The European Parliament and the Council of Ministers have reached agreement on greener aviation fuel as part of the EU’s climate package Fit for 55. In short, this involves the greater use of fossil-free fuel and by 2050, 70 per cent of aviation fuel must be renewable. This will require major increases in supply. 

SCA is currently working on a project together with ST1 to build a new biorefinery in Gothenburg, where around 200,000 tonnes of liquid biofuel are expected to be produced from SCA’s by-product, pine oil. 

SCA has also been granted environmental permits for another biorefinery in Timrå, although no investment decision has yet been taken. 

“Prevailing political pressure is encouraging the market to step up requirements and create incentives for investment in increased production of green fuel, especially for aviation, which is entirely right. For these projects to get off the ground, however, the extraction of raw materials from forests needs to be supported and you need to create conditions for more fossil-free electricity. Incentives are welcome, but it must also be possible to act on them,” says Källgren. 

A major barrier to using existing byproducts from sustainable active forestry management to produce biofuels is energy.

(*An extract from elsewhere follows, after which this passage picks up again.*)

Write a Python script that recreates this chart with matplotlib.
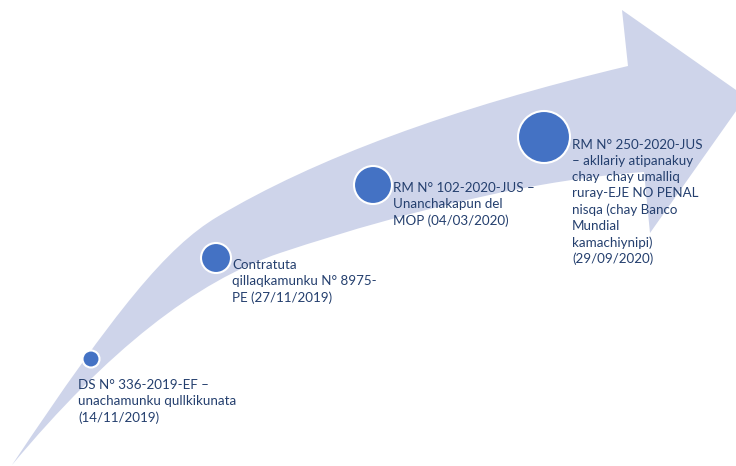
import matplotlib.pyplot as plt
from matplotlib.path import Path
from matplotlib.patches import PathPatch, Circle

# timeline events (oldest -> newest)
labels = [
    "DS N° 336-2019-EF –\nunachamunku qullkikunata\n(14/11/2019)",
    "Contratuta\nqillaqkamunku N° 8975-\nPE (27/11/2019)",
    "RM N° 102-2020-JUS –\nUnanchakapun del\nMOP (04/03/2020)",
    "RM N° 250-2020-JUS\n– akllariy atipanakuy\nchay  chay umalliq\nruray-EJE NO PENAL\nnisqa (chay Banco\nMundial\nkamachiynipi)\n(29/09/2020)",
]

# layout in pixel coords (origin top-left)
dot_x = [91, 216, 373, 544]
dot_y = [359, 258, 185, 137]
dot_r = [8.5, 15, 19, 26]
text_x = [78, 232, 393, 572]
text_y = [379, 259, 182, 139]

W, H = 736, 466
band_color = "#CED4EA"
dot_color = "#4472C4"
text_color = "#243F6E"

fig = plt.figure(figsize=(W / 100, H / 100), dpi=100)
ax = fig.add_axes([0, 0, 1, 1])
ax.set_xlim(0, W)
ax.set_ylim(H, 0)
ax.axis("off")

# swoosh arrow outline
verts = [
    (12, 465),
    (116, 309), (167, 247), (217, 217),       # upper edge, tail part
    (314, 159), (451, 108), (628, 66),        # upper edge, to notch
    (622, 10),                                # head top
    (746, 97),                                # head tip
    (650, 233),                               # head bottom
    (644, 172),                               # lower notch
    (544, 179), (422, 206), (280, 253),       # lower edge
    (196, 281), (107, 351), (12, 465),        # lower edge, back to tail
]
codes = [Path.MOVETO,
         Path.CURVE4, Path.CURVE4, Path.CURVE4,
         Path.CURVE4, Path.CURVE4, Path.CURVE4,
         Path.LINETO, Path.LINETO, Path.LINETO, Path.LINETO,
         Path.CURVE4, Path.CURVE4, Path.CURVE4,
         Path.CURVE4, Path.CURVE4, Path.CURVE4]
ax.add_patch(PathPatch(Path(verts, codes), facecolor=band_color,
                       edgecolor="none", zorder=1))

for x, y, r in zip(dot_x, dot_y, dot_r):
    ax.add_patch(Circle((x, y), r, facecolor=dot_color, edgecolor="white",
                        linewidth=1.5, zorder=2))

for x, y, s in zip(text_x, text_y, labels):
    ax.text(x, y, s, ha="left", va="top", fontsize=9.6, family="Lato",
            color=text_color, linespacing=1.4, zorder=3)

fig.savefig("out.png", dpi=100)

This is partly about the distribution of electricity to new facilities where existing networks are often insufficient and lead times for increased network capacity are long. 

But it is also about a generally increased need for more fossil-free electricity production. 

“The Swedish Energy Agency estimates that electricity demand will double by 2035 – an extremely short timeline considering today’s permit processes. Major, long-term investment depends on basic conditions being in place, and that is not the case today. Much more needs to be done,” explains Källgren.  

SCA has recently written an article in Swedish daily Dagens Nyheter that sets out five proposals to increase electricity production and create conditions for smarter and more efficient use of the best locations for wind power. 

“These are five relatively simple and at the same time powerful measures that would send a clear signal that policymakers want to make it easier and faster to invest in fossil-free wind power. We believe that these would be good first steps to increasing the pace of the transition and enable investment in more green fuel,” Källgren says.